Paliouras: What are the technical difficulties involved in implementing video surveillance?
Davis: Most surveillance efforts require integrating information from many cameras. That’s because the physical area under surveillance is too large to be monitored by one camera. This creates a number of challenges. Often, companies have to archive the video from all cameras for a period of time. This means that the cameras have to be connected over a high-speed network to a central storage facility or they need to have local recording and storing capabilities. Some cameras are “smart” and can monitor incoming video for specific events of interest such as a security violation and can then send data to the central processing server only when such an event occurs.
The operator interface for large-scale surveillance is also very important. Typical control rooms have people monitoring a bank of screens, with each screen showing the video feed from a single camera. Several studies have shown that this is neither efficient nor effective as people get tired and bored. There are great opportunities for amplifying the effectiveness of human security personnel by intelligent detection or prediction of events and directing the attention of security personnel to them.

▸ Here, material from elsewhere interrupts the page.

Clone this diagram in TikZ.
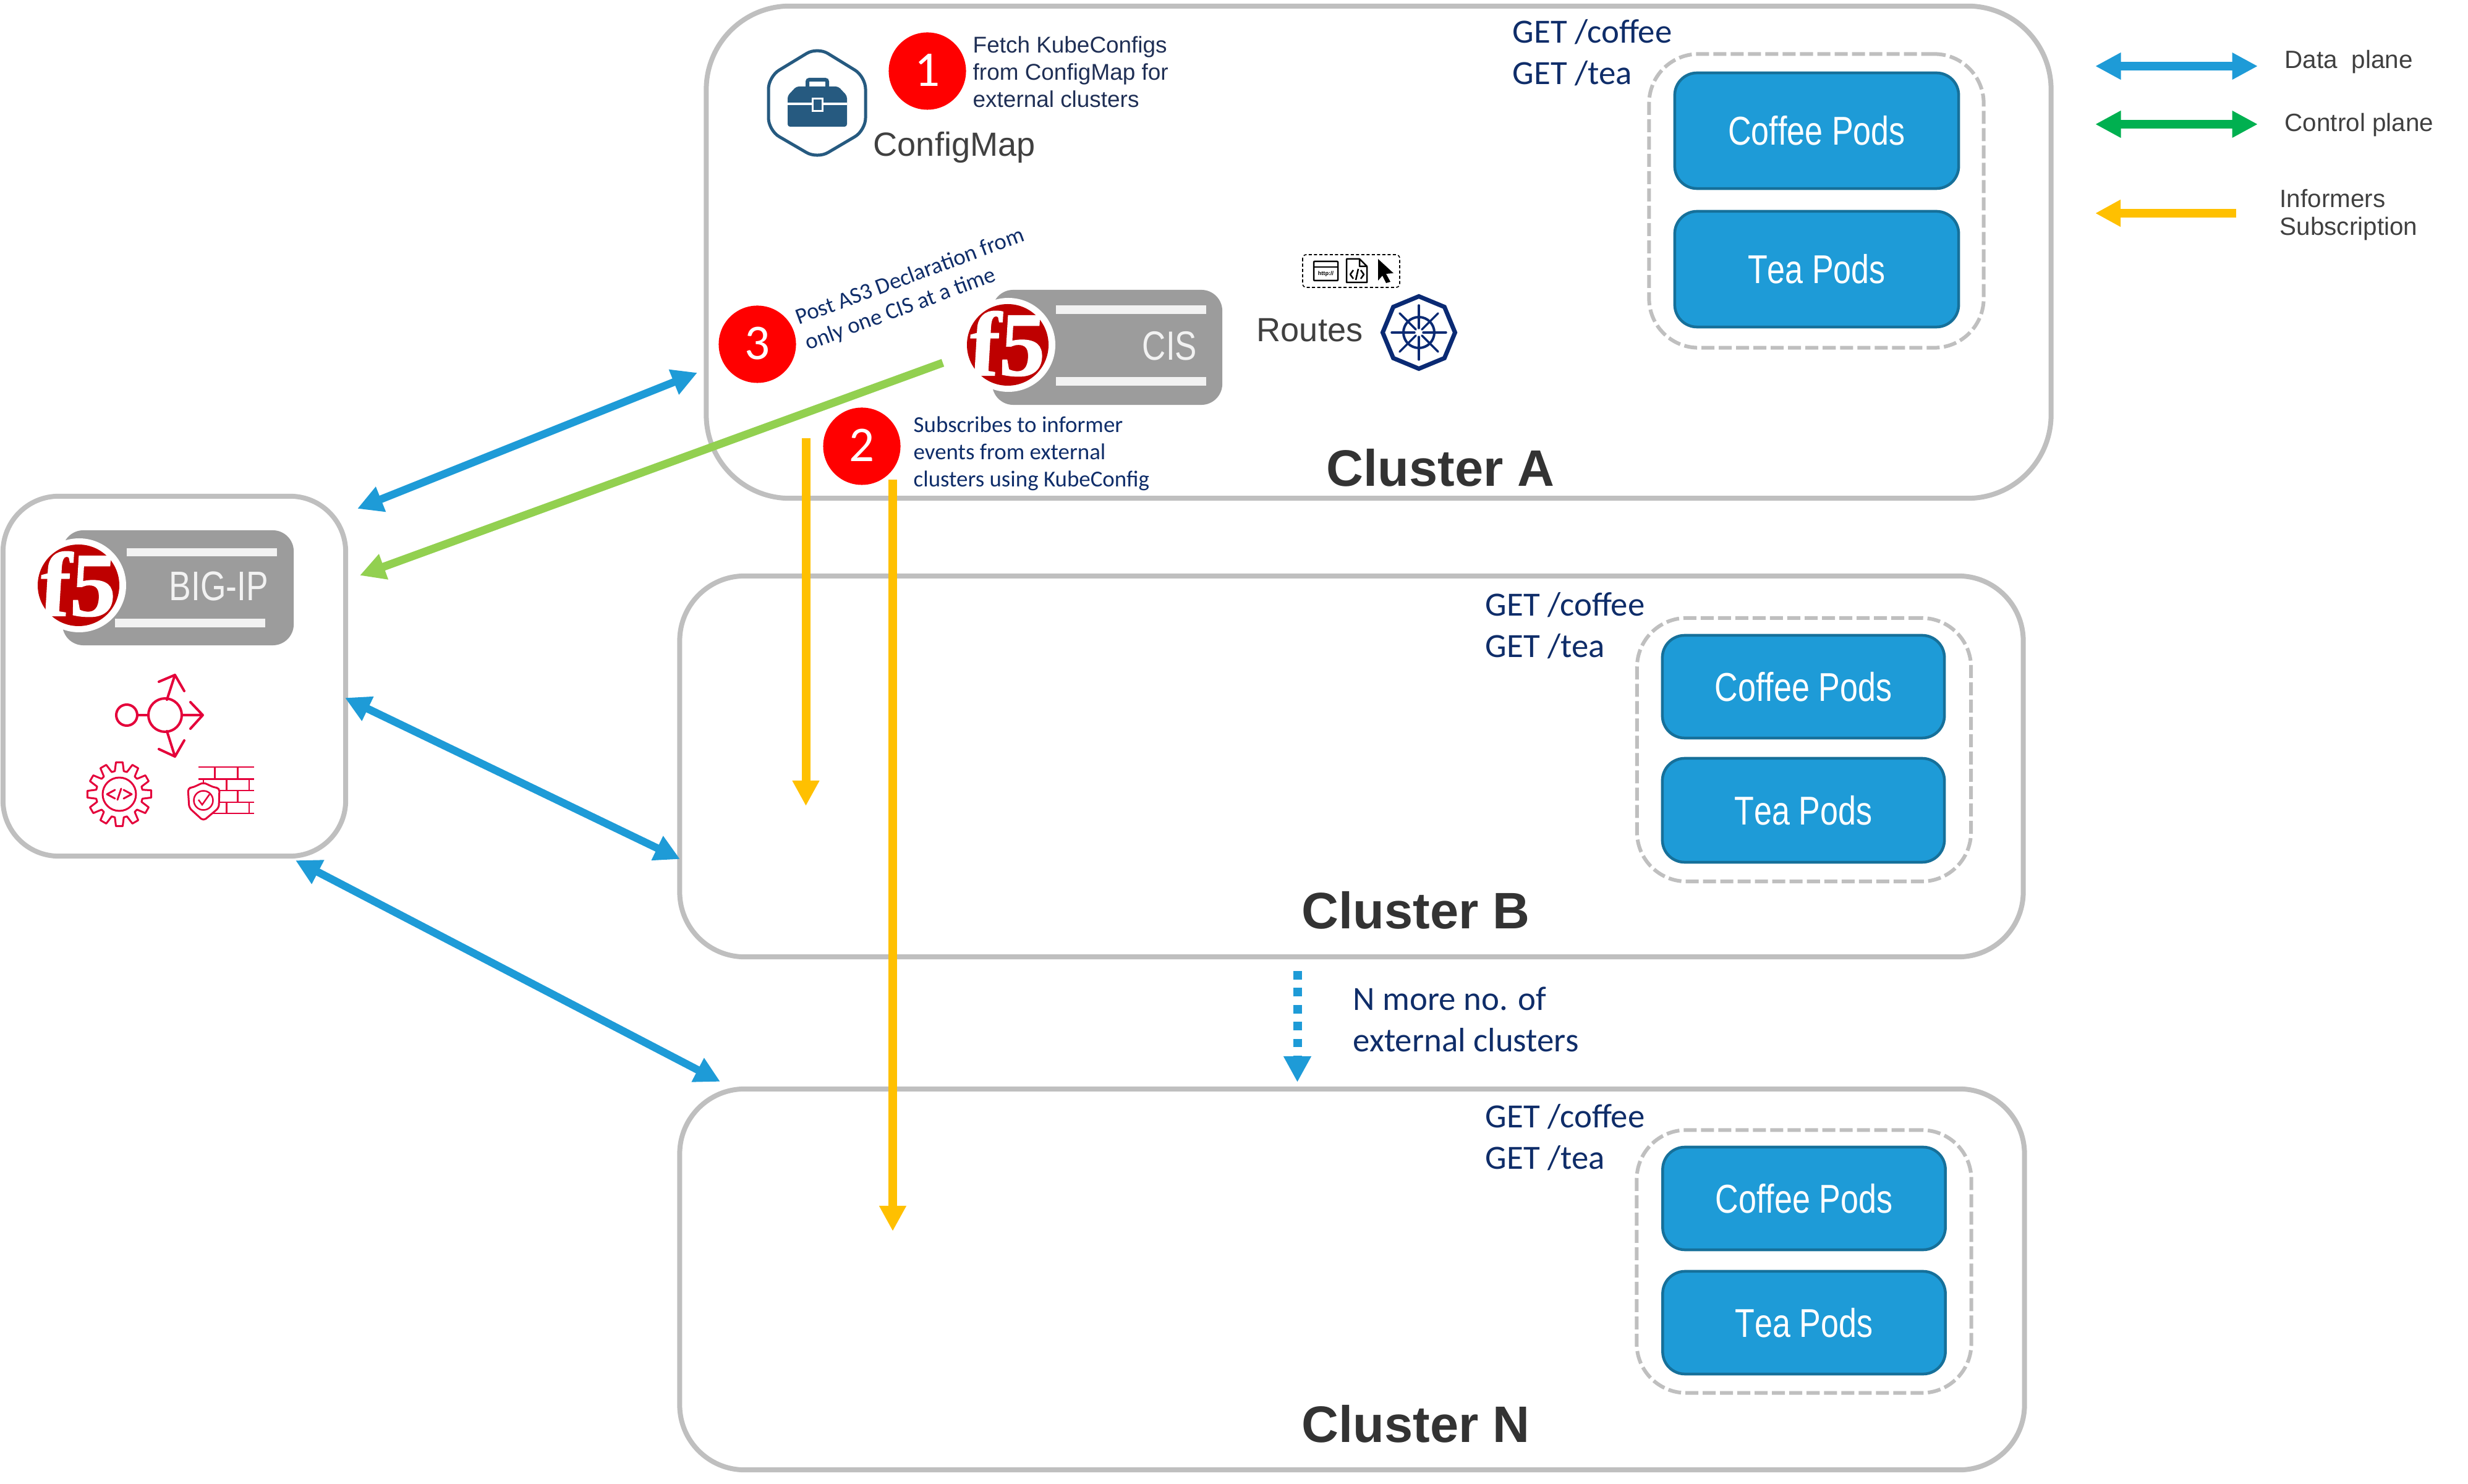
\documentclass[tikz,border=0pt]{standalone}
\usepackage{fontspec}
\usetikzlibrary{arrows.meta,shapes.geometric}
\newfontfamily\arialf[Kerning=Off]{Liberation Sans}
\newfontfamily\arialn[FakeStretch=0.8,Kerning=Off]{Liberation Sans}
\newfontfamily\carl{Carlito}
\newfontfamily\timesb[FakeBold=1]{Liberation Serif Bold}
\definecolor{panelgray}{HTML}{BFBFBF}
\definecolor{planeblue}{HTML}{1E9BD7}
\definecolor{poddark}{HTML}{16709A}
\definecolor{planegreen}{HTML}{00B050}
\definecolor{limegreen}{HTML}{92D050}
\definecolor{informer}{HTML}{FFC000}
\definecolor{navytext}{HTML}{0F2D69}
\definecolor{darknavy}{HTML}{1F2F55}
\definecolor{labelgray}{HTML}{404040}
\definecolor{clustergray}{HTML}{333333}
\definecolor{tag}{HTML}{9C9C9C}
\definecolor{barwhite}{HTML}{F2F2F2}
\definecolor{f5red}{HTML}{BE0000}
\definecolor{iconred}{HTML}{E4003A}
\definecolor{cmblue}{HTML}{265A80}
\definecolor{k8sblue}{HTML}{0A2A73}
\tikzset{
  panel/.style={draw=panelgray,line width=0.08cm,inner sep=0pt},
  dashpanel/.style={draw=panelgray,line width=0.06cm,dash pattern=on 0.21cm off 0.07cm,inner sep=0pt,rounded corners=0.8cm},
  pod/.style={draw=poddark,fill=planeblue,line width=0.045cm,rounded corners=0.36cm,inner sep=0pt,text=white,font=\arialn\fontsize{18.5pt}{18.5pt}\selectfont},
  tagbox/.style={fill=tag,rounded corners=0.34cm,inner sep=0pt,text=barwhite,font=\arialn\fontsize{19pt}{19pt}\selectfont},
  bar/.style={fill=barwhite,inner sep=0pt},
  stepdot/.style={circle,fill=red,inner sep=0pt,minimum size=1.25cm,text=white,font=\carl\fontsize{23pt}{23pt}\selectfont},
  clusterlabel/.style={inner sep=0pt,anchor=base,text=clustergray,font=\arialf\bfseries\fontsize{23.6pt}{23.6pt}\selectfont},
  gettext/.style={inner sep=0pt,anchor=north west,align=left,text=navytext,font=\carl\fontsize{15.6pt}{19.1pt}\selectfont},
  smallcarl/.style={inner sep=0pt,align=left,text=navytext,font=\carl\fontsize{10.5pt}{12.6pt}\selectfont},
  graylabel/.style={inner sep=0pt,anchor=base west,text=labelgray,font=\arialf\fontsize{15.4pt}{15.4pt}\selectfont},
  legendlabel/.style={inner sep=0pt,anchor=base west,align=left,text=labelgray,font=\arialf\fontsize{11.5pt}{12.8pt}\selectfont},
  dataarrow/.style={draw=planeblue,line width=0.125cm,{Triangle[length=0.41cm,width=0.41cm]}-{Triangle[length=0.41cm,width=0.41cm]}},
  legendtwo/.style={line width=0.135cm,{Triangle[length=0.415cm,width=0.41cm]}-{Triangle[length=0.415cm,width=0.41cm]}},
  ctrlarrow/.style={draw=limegreen,line width=0.13cm,-{Triangle[length=0.41cm,width=0.41cm]}},
  infarrow/.style={draw=informer,line width=0.14cm,-{Triangle[length=0.41cm,width=0.41cm]}},
  moredash/.style={draw=planeblue,line width=0.14cm,dash pattern=on 0.137cm off 0.137cm,-{Triangle[length=0.42cm,width=0.42cm]}},
  redicon/.style={draw=iconred,line width=0.04cm,line join=round,line cap=round},
  blackicon/.style={draw=black,line width=0.025cm,line join=round},
  pics/f5logo/.style={code={
    \fill[white] (0,0) circle (76);
    \fill[f5red] (-1,0) circle (66);
    \node[inner sep=0pt,text=white,xslant=0.06,font=\timesb\fontsize{42pt}{42pt}\selectfont] (-mark) at (-1,-2) {f5};
  }},
}
\begin{document}
\begin{tikzpicture}[x=0.01cm,y=-0.01cm]
\useasboundingbox (0,0) rectangle (3992,2401);

% clusters
\node[panel,rounded corners=1.35cm,minimum width=21.74cm,minimum height=7.96cm] (clusterA) at (2230,408) {};
\node[panel,rounded corners=1.05cm,minimum width=21.72cm,minimum height=6.16cm] (clusterB) at (2186,1240) {};
\node[panel,rounded corners=1.05cm,minimum width=21.74cm,minimum height=6.16cm] (clusterN) at (2187,2070) {};
\node[panel,rounded corners=0.9cm,minimum width=5.54cm,minimum height=5.82cm] (bigip) at (282,1094) {};

\node[clusterlabel] (labA) at (2330,787) {Cluster A};
\node[clusterlabel] (labB) at (2290,1503) {Cluster B};
\node[clusterlabel] (labN) at (2290,2333) {Cluster N};

% pods A
\node[dashpanel,minimum width=5.41cm,minimum height=4.75cm] (dashA) at (2938,325) {};
\node[pod,minimum width=4.59cm,minimum height=1.87cm] (coffeeA) at (2938.5,211.5) {Coffee Pods};
\node[pod,minimum width=4.59cm,minimum height=1.87cm] (teaA) at (2938.5,435.5) {Tea Pods};
% pods B
\node[dashpanel,minimum width=5.40cm,minimum height=4.26cm] (dashB) at (2918,1213) {};
\node[pod,minimum width=4.56cm,minimum height=1.66cm] (coffeeB) at (2917,1111) {Coffee Pods};
\node[pod,minimum width=4.56cm,minimum height=1.68cm] (teaB) at (2917,1311) {Tea Pods};
% pods N
\node[dashpanel,minimum width=5.41cm,minimum height=4.25cm] (dashN) at (2918,2041) {};
\node[pod,minimum width=4.57cm,minimum height=1.66cm] (coffeeN) at (2918,1939) {Coffee Pods};
\node[pod,minimum width=4.57cm,minimum height=1.66cm] (teaN) at (2918,2140) {Tea Pods};

% GET texts
\node[gettext] (getA) at (2446,31) {GET /coffee\\GET /tea};
\node[gettext] (getB) at (2402,958) {GET /coffee\\GET /tea};
\node[gettext] (getN) at (2402,1786) {GET /coffee\\GET /tea};
\node[gettext] (more) at (2188,1596) {N more no. of\\external clusters};

% ConfigMap icon
\draw[cmblue,line width=0.05cm,rounded corners=0.2cm,line join=round]
  (1322,76) -- (1400,124) -- (1400,211) -- (1322,257) -- (1243,211) -- (1243,124) -- cycle;
\draw[cmblue,line width=0.06cm,rounded corners=0.03cm] (1306,140) -- (1306,129) -- (1338,129) -- (1338,140);
\fill[cmblue,rounded corners=0.04cm] (1274,155) -- (1288,140) -- (1356,140) -- (1370,155) -- (1370,205) -- (1274,205) -- cycle;
\draw[white,line width=0.035cm] (1274,168) -- (1370,168);
\draw[white,fill=cmblue,line width=0.03cm] (1314,160) rectangle (1330,180);
\node[graylabel] (cmlabel) at (1412,253) {ConfigMap};

% steps
\node[stepdot] (one) at (1500,115) {\raisebox{0.8pt}{1}};
\node[stepdot] (three) at (1225,557) {\raisebox{0.8pt}{3}};
\node[stepdot] (two) at (1394,722) {\raisebox{0.8pt}{2}};
\node[inner sep=0pt,anchor=north west,align=left,text=darknavy,font=\arialf\fontsize{10.5pt}{12.55pt}\selectfont] (t1) at (1573,58) {Fetch KubeConfigs\\from ConfigMap for\\external clusters};
\node[smallcarl,anchor=north west] (t2) at (1477,673) {Subscribes to informer\\events from external\\clusters using KubeConfig};
\node[smallcarl,anchor=west,rotate=20.3] (t3) at (1296,537) {Post AS3 Declaration from\\only one CIS at a time};

% CIS tag
\node[tagbox,minimum width=3.72cm,minimum height=1.86cm] (cis) at (1791,562) {};
\node[bar,minimum width=2.43cm,minimum height=0.14cm] (cisbar1) at (1829.5,501) {};
\node[bar,minimum width=2.43cm,minimum height=0.14cm] (cisbar2) at (1829.5,617) {};
\node[inner sep=0pt,text=barwhite,font=\arialn\fontsize{18.8pt}{18.8pt}\selectfont] (cistext) at (1892,560) {CIS};
\pic (cislogo) at (1631,558) {f5logo};

% BIG-IP tag
\node[tagbox,minimum width=3.74cm,minimum height=1.86cm] (biptag) at (288,951) {};
\node[bar,minimum width=2.43cm,minimum height=0.13cm] (bipbar1) at (326.5,893.5) {};
\node[bar,minimum width=2.43cm,minimum height=0.14cm] (bipbar2) at (307.5,1008) {};
\node[inner sep=0pt,text=barwhite,font=\arialn\fontsize{19pt}{19pt}\selectfont] (biptext) at (354,949) {BIG-IP};
\pic (biplogo) at (128,947) {f5logo};

% red router icon
\draw[redicon] (205,1157) circle (17);
\draw[redicon] (267,1157) circle (27);
\draw[redicon] (222,1157) -- (240,1157);
\draw[redicon] (294,1157) -- (328,1157) (308,1136) -- (328,1157) -- (308,1179);
\draw[redicon] (270,1132) -- (283,1092) (257,1103) -- (283,1092) -- (298,1118);
\draw[redicon] (270,1183) -- (283,1224) (257,1212) -- (283,1224) -- (298,1198);
% gear
\begin{scope}[shift={(193,1285)}]
\draw[redicon,line width=0.03cm] (-7:52) \foreach \a in {0,30,...,330} { -- (\a-6:52) -- (\a+6:52) -- (\a+11:38) -- (\a+19:38) } -- cycle;
\draw[redicon,line width=0.03cm] (0,0) circle (27);
\draw[redicon,line width=0.03cm] (-7,-7) -- (-20,0) -- (-7,7) (7,-7) -- (20,0) -- (7,7) (3,-9) -- (-3,9);
\end{scope}
% wall
\draw[iconred,line width=0.025cm]
  (321,1241) -- (411,1241) (321,1260.5) -- (411,1260.5) (340,1279) -- (411,1279) (340,1298) -- (411,1298) (340,1316) -- (411,1316)
  (347.5,1241) -- (347.5,1260.5) (384.5,1241) -- (384.5,1260.5)
  (366.5,1260.5) -- (366.5,1279) (403,1260.5) -- (403,1279)
  (384.5,1279) -- (384.5,1298)
  (366.5,1298) -- (366.5,1316) (403,1298) -- (403,1316)
  (329,1260.5) -- (329,1267);
\draw[draw=iconred,fill=white,line width=0.03cm,rounded corners=0.05cm,line join=round]
  (329,1266) -- (346,1274) -- (355,1275) -- (354,1307) -- (329,1328) -- (306,1307) -- (304,1275) -- (312,1274) -- cycle;
\draw[iconred,line width=0.025cm] (329,1295) circle (15.5);
\draw[iconred,line width=0.025cm] (321,1294) -- (327,1302) -- (339,1285);

% routes
\node[graylabel] (routes) at (2032,553) {Routes};
\draw[black,line width=0.016cm,dash pattern=on 0.05cm off 0.035cm,rounded corners=0.06cm] (2107,412) rectangle (2264,465);
\draw[blackicon,rounded corners=0.01cm] (2125,423) rectangle (2164,454);
\draw[blackicon] (2125,432) -- (2164,432);
\node[inner sep=0pt,font=\arialf\bfseries\fontsize{2.6pt}{2.6pt}\selectfont] (httpicon) at (2144.5,443) {http://};
\draw[blackicon] (2178,419) -- (2199,419) -- (2211,431) -- (2211,457) -- (2178,457) -- cycle (2199,419) -- (2199,431) -- (2211,431);
\draw[blackicon] (2189,437) -- (2184,444) -- (2189,451) (2201,437) -- (2206,444) -- (2201,451) (2197,435) -- (2193,453);
\fill[black] (2229,419) -- (2254,442) -- (2242,443) -- (2249,456) -- (2242,458) -- (2236,446) -- (2229,454) -- cycle;
% kubernetes
\begin{scope}[shift={(2295,538)}]
\node[draw=k8sblue,line width=0.07cm,regular polygon,regular polygon sides=8,minimum size=1.17cm,inner sep=0pt,shape border rotate=22.5] (k8s) at (0,0) {};
\draw[k8sblue,line width=0.04cm] (0,0) circle (25);
\foreach \a in {0,45,...,315} \draw[k8sblue,line width=0.035cm,line cap=round] (\a:7) -- (\a:44);
\end{scope}

% connector ends
\coordinate (d1a) at (1128,603); \coordinate (d1b) at (578,823);
\coordinate (d2a) at (558,1129); \coordinate (d2b) at (1100,1390);
\coordinate (d3a) at (478,1392); \coordinate (d3b) at (1165,1750);
\coordinate (c1a) at (1525,587); \coordinate (c1b) at (582,931);
\coordinate (i1a) at (1303.5,709); \coordinate (i1b) at (1303.5,1304);
\coordinate (i2a) at (1444,776); \coordinate (i2b) at (1444,1992);
\coordinate (m1a) at (2098.5,1571); \coordinate (m1b) at (2098.5,1751);
\draw[dataarrow] (d1a) -- (d1b);
\draw[dataarrow] (d2a) -- (d2b);
\draw[dataarrow] (d3a) -- (d3b);
\draw[ctrlarrow] (c1a) -- (c1b);
\draw[infarrow] (i1a) -- (i1b);
\draw[infarrow] (i2a) -- (i2b);
\draw[moredash] (m1a) -- (m1b);

% legend
\coordinate (l1a) at (3389,107); \coordinate (l1b) at (3652,107);
\coordinate (l2a) at (3389,201); \coordinate (l2b) at (3652,201);
\coordinate (l3a) at (3617,345); \coordinate (l3b) at (3389,345);
\draw[legendtwo,draw=planeblue] (l1a) -- (l1b);
\draw[legendtwo,draw=planegreen] (l2a) -- (l2b);
\draw[infarrow,line width=0.135cm] (l3a) -- (l3b);
\node[legendlabel] (leg1) at (3695,111) {Data\ \ plane};
\node[legendlabel] (leg2) at (3695,213) {Control plane};
\node[legendlabel,anchor=north west] (leg3) at (3687,306) {Informers\\Subscription};
\end{tikzpicture}
\end{document}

Paliouras: What is your approach to detecting interesting events?
Davis: In our lab at the University of Maryland, we are specifically interested in activities involving multiple people. On the one hand, there are very difficult technical problems involved when processing video of people interacting with each other or with objects. When people are close to each other, there may be significant interpersonal occlusion, meaning that one body partially blocks the view of another from the camera’s point of view. To make things more difficult, person-to-person interactions are often complex so that their recognition in videos requires fairly high-level reasoning. This requires some way to encode the common sense reasoning that people employ all the time to understand the activities of others.
Paliouras: How can computer vision systems use common sense knowledge?
Davis: Our own approach at the University of Maryland involves a blend of artificial intelligence and video processing. For example, consider the problem of monitoring a parking lot by trying to keep track of the vehicles going in and out. People can do this effortlessly although it is tedious work. Computer vision algorithms that detect and track people and vehicles get confused.
For example, when a person moves between two parked vehicles and disappears, a computer vision algorithm must determine which vehicle the person entered. Common sense can help: If one of the two vehicles leaves after the person “disappears” between them, then the person probably entered the vehicle that left. We would be especially certain of this if the person was on the driver’s side of the vehicle and the system believed that the vehicle was previously empty. All of this common sense knowledge can be encoded in logic but traditional logic has to be extended to reason with the aid of probability. This is the current focus of our research: Identifying the relevant common sense knowledge, encoding it logically, and working to improve the way computers use it to visually analyze human interactions.
Paliouras: What developments do you see coming in the future?
Davis: Future research on visual surveillance will emphasize the modeling and recognition of events that evolve over much longer periods of time than current surveillance systems can handle. For example, it would be useful to model the formation of crowds to anticipate potentially dangerous situations or create summaries of long videos (such as sports games) for browsing. Such events will be composed of what we currently consider to be complex events and will capture the way in which they evolve over time.